For almost a decade, the U.S. Institute of Peace and its Iraqi partners have supported ethnic and religious minority communities in Iraq as part of the Institute’s broader mission of helping the country strengthen communal and institutional resilience. Employing innovative approaches to peacebuilding, USIP seeks to empower minority groups including Christians, Faily Kurds, Kakayees, Sabean-Mandaeans, Shabaks, and Eyzidis (Yazidis) to solve inter-communal disputes, and to advocate at all levels of government for their rights, access to services, and security.


To do so, the Institute works directly with local civil society organizations and networks. In the post-ISIS era these groups are playing a vital role in creating conditions for the safe, voluntary and sustainable return of minority internally displaced persons (IDPs) and refugees to their communities in the Nineveh Plains, Sinjar (Shingal) and elsewhere in northern Iraq.

Before the rise of ISIS, Iraq’s minority groups were increasingly shut out of government decision-making both locally and in Baghdad.

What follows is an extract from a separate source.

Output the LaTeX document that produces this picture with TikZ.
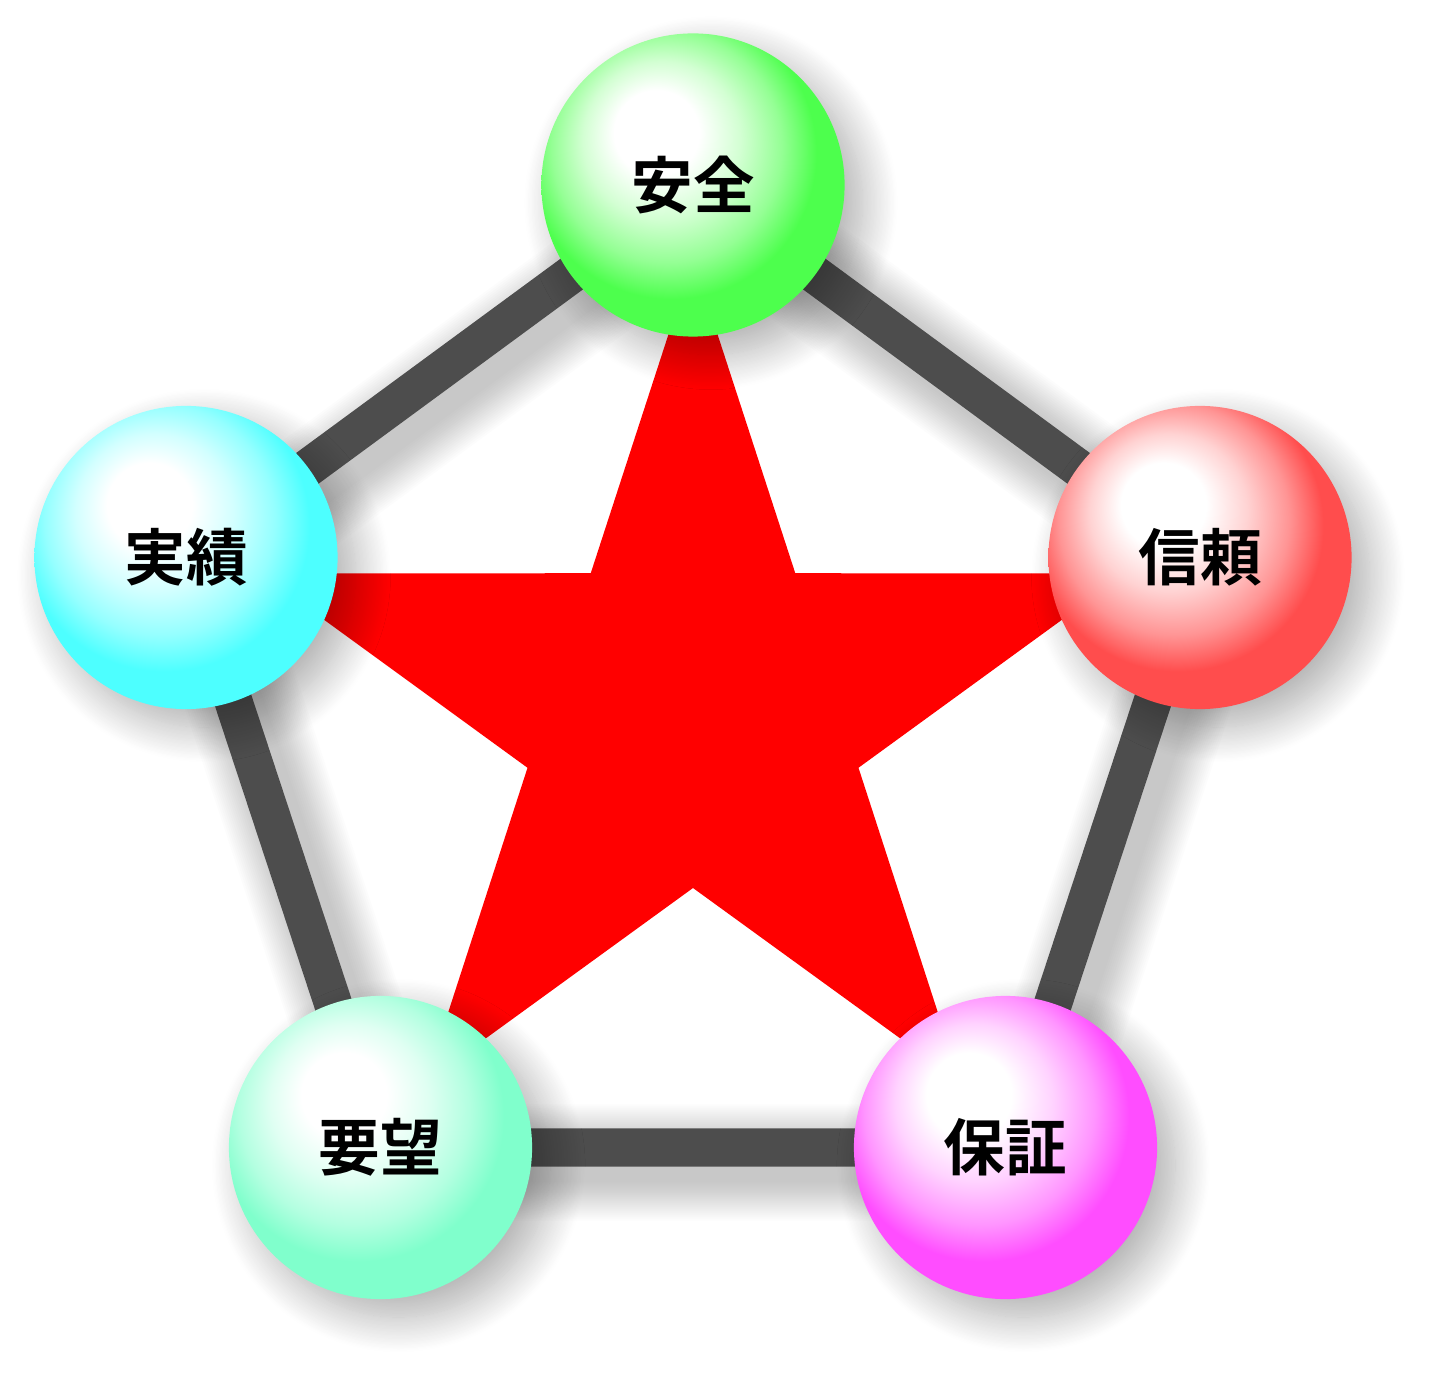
\documentclass[tikz,border=0pt]{standalone}
\usepackage{fontspec}
\newfontfamily\jpfont{Noto Sans CJK JP Bold}
\usepackage{tikz}
\usetikzlibrary{backgrounds,shadows.blur}
\definecolor{BallGreen}{HTML}{4DFF4D}
\definecolor{BallRed}{HTML}{FF4D4D}
\definecolor{BallCyan}{HTML}{4DFFFF}
\definecolor{BallMint}{HTML}{80FFCC}
\definecolor{BallPink}{HTML}{FF4DFF}
\definecolor{EdgeGray}{HTML}{4D4D4D}
\definecolor{StarRed}{HTML}{FF0000}
\newcommand{\ballshading}[2]{%
  \pgfdeclareradialshading{#1}{\pgfqpoint{-7bp}{10bp}}{%
    color(0bp)=(white); color(7bp)=(white); color(13bp)=(#2!25!white);
    color(19bp)=(#2!60!white); color(24bp)=(#2); color(50bp)=(#2)}}
\ballshading{ballgreen}{BallGreen}
\ballshading{ballred}{BallRed}
\ballshading{ballcyan}{BallCyan}
\ballshading{ballmint}{BallMint}
\ballshading{ballpink}{BallPink}
\tikzset{
  ballnode/.style={circle,minimum size=3.03cm,inner sep=0pt,
    font=\jpfont\fontsize{17.5}{20}\selectfont,
    blur shadow={shadow xshift=0.18cm,shadow yshift=-0.18cm,shadow blur radius=0.35cm,
      shadow blur steps=30,shadow opacity=32}},
  pentaline/.style={draw=EdgeGray,line width=0.38cm,line join=round},
  lineshadow/.style={draw=black,opacity=0.013,line join=round,
    transform canvas={xshift=0.15cm,yshift=-0.15cm}}
}

\begin{document}
\begin{tikzpicture}[x=0.01cm,y=-0.01cm]
  \useasboundingbox (0,0) rectangle (1443,1392);
  % spheres
  \node[ballnode,shading=ballgreen] (anzen) at (693,185) {安全};
  \node[ballnode,shading=ballred] (shinrai) at (1200,557.5) {信頼};
  \node[ballnode,shading=ballpink] (hoshou) at (1005.5,1147.5) {保証};
  \node[ballnode,shading=ballmint] (youbou) at (380.5,1147.5) {要望};
  \node[ballnode,shading=ballcyan] (jisseki) at (186,557.5) {実績};

  \begin{scope}[on background layer]
    % pentagon with soft shadow
    \foreach \w in {0.40,0.44,...,1.20}
      \draw[lineshadow,line width=\w cm] (anzen.center) -- (shinrai.center) -- (hoshou.center)
        -- (youbou.center) -- (jisseki.center) -- cycle;
    \draw[pentaline] (anzen.center) -- (shinrai.center) -- (hoshou.center)
      -- (youbou.center) -- (jisseki.center) -- cycle;
    % star
    \fill[StarRed,shift={(693,714)}] (-90:455)
      foreach \a in {-54,18,90,162,234} {-- (\a:174) -- (\a+36:455)} -- cycle;
  \end{scope}
\end{tikzpicture}
\end{document}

Their marginalization contributed significantly to the failure to protect predominantly minority areas, and ultimately helped ease the way for the extremists’ invasion, which uprooted their communities.

Today, the minorities of Iraq continue to experience physical insecurity, political exclusion and a lack of proper public services. Meanwhile, the threat posed by intercommunal tensions among minority groups has discouraged many displaced residents from returning to their homes and contributed to emigration from their ancestral towns and villages. These conditions hamper early recovery efforts and development of longer-term resilience.

Alliance of Iraqi Minorities

Alliance of Iraqi Minorities
USIP helped establish, and continues to support, the Alliance of Iraqi Minorities (AIM), a coalition of civil society organizations that provides a voice for minority groups. AIM was formed in 2011 and is comprised of 18 non-governmental organizations (NGOs) representing the Christian, Faily Kurd, Kakayee, Sabean-Mandaean, Shabak, and Eyzidi (Yazidi) communities, among others.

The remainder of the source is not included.